"Gold-diggers" who lodge grievance claims against employers alleging unjustified dismissal or disadvantage may be hit by a Government bid to make Employment Relations Authority decisions more consistent.
New Minister of Labour Kate Wilkinson plans to make the authority act more "judicially", reining in what one lawyer has labelled a "kangaroo court".
The authority was set up by the former Labour Government in 2000 as an investigative lay body to resolve employment disputes by "establishing the facts and making a determination according to the substantial merits of the case, without regard to technicalities".
Auckland lawyer Eska Hartdegen says it has become "a law unto itself" because each of its 16 current members is free to decide how to run their own hearings.
Some members hear witnesses from each side one after the other as in a court, but others go through what happened chronologically, asking everyone present about each incident.
Some allow lawyers to cross-examine witnesses, but others sometimes don't.
No record is taken of authority hearings because they are meant to be fast, cheap and accessible.
Only 10 of the 16 members are legally trained, yet applicants are paying an average of $7156 to lawyers or employment advocates for representation.
Ms Wilkinson, a Christchurch lawyer, said some advocates were abusing the system by encouraging employees to lodge grievance claims in the hope that employers would settle for perhaps $3000 or $5000 rather than pay more in legal costs to fight the claim.
"I've heard of advocates who know how to use the system and, whether the merits of the case are right or wrong, they can use the system to get a monetary payment." she said. .

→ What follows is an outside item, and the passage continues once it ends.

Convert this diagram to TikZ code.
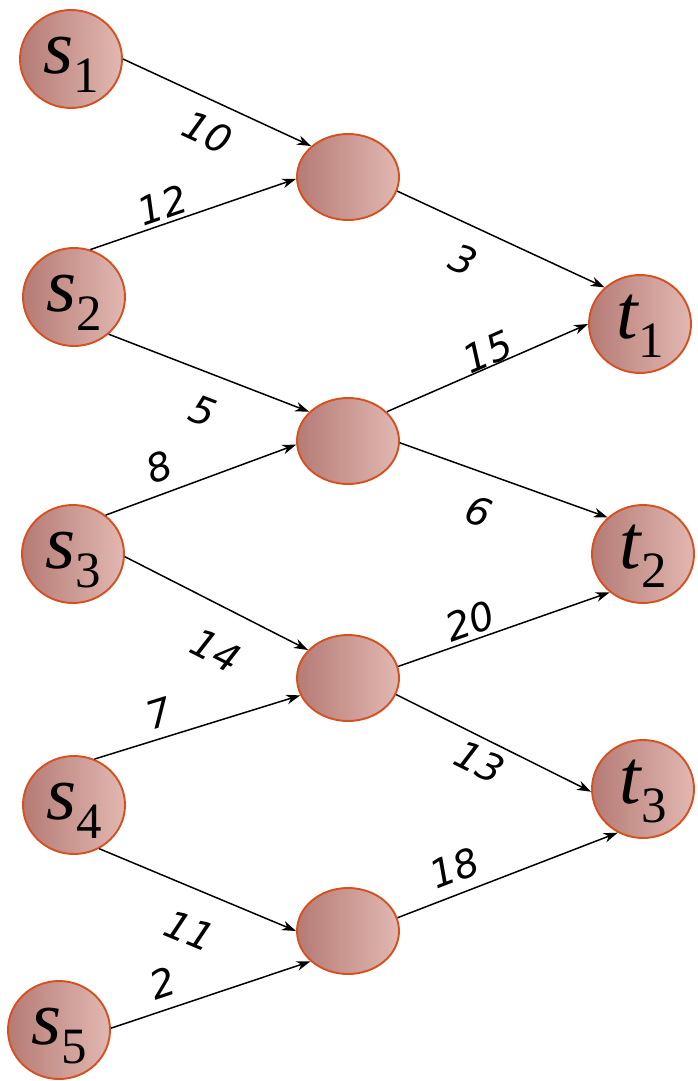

"If we can make the process in the Employment Relations Authority more consistent and more certain, then that might actually look at resolving that problem."
She plans to make the authority record its proceedings so its rulings can be challenged more effectively at the next level up in the Employment Court.
She also plans to restore the right to cross-examine witnesses, which was removed by Labour in 2004, and allow complicated cases to bypass the authority and go straight to the court.
The reforms will be part of a package of employment law changes which include National's controversial bill to let small employers with under 20 employees negotiate a 90-day probation period for new employees, with the right to sack employees in that time with no access to personal grievance procedures.
National has also promised to let workers bargain collectively without having to join a union, to let them trade in the fourth week of annual leave for cash, and to require employer consent for union access to the workplace, provided that employers cannot withhold their consent "unreasonably".
A Labour Department survey concluded last year that "no-win-no-fee" advocates were not creating a "grievance gravy train" as had been alleged by the Employers and Manufacturers Association (EMA).
The survey estimated that no-win-no-free advocates were involved in 16 per cent of employment relationship problems, but found "no evidence that no-win-no-fee advocates have dramatically changed the landscape or encourage meritless claims".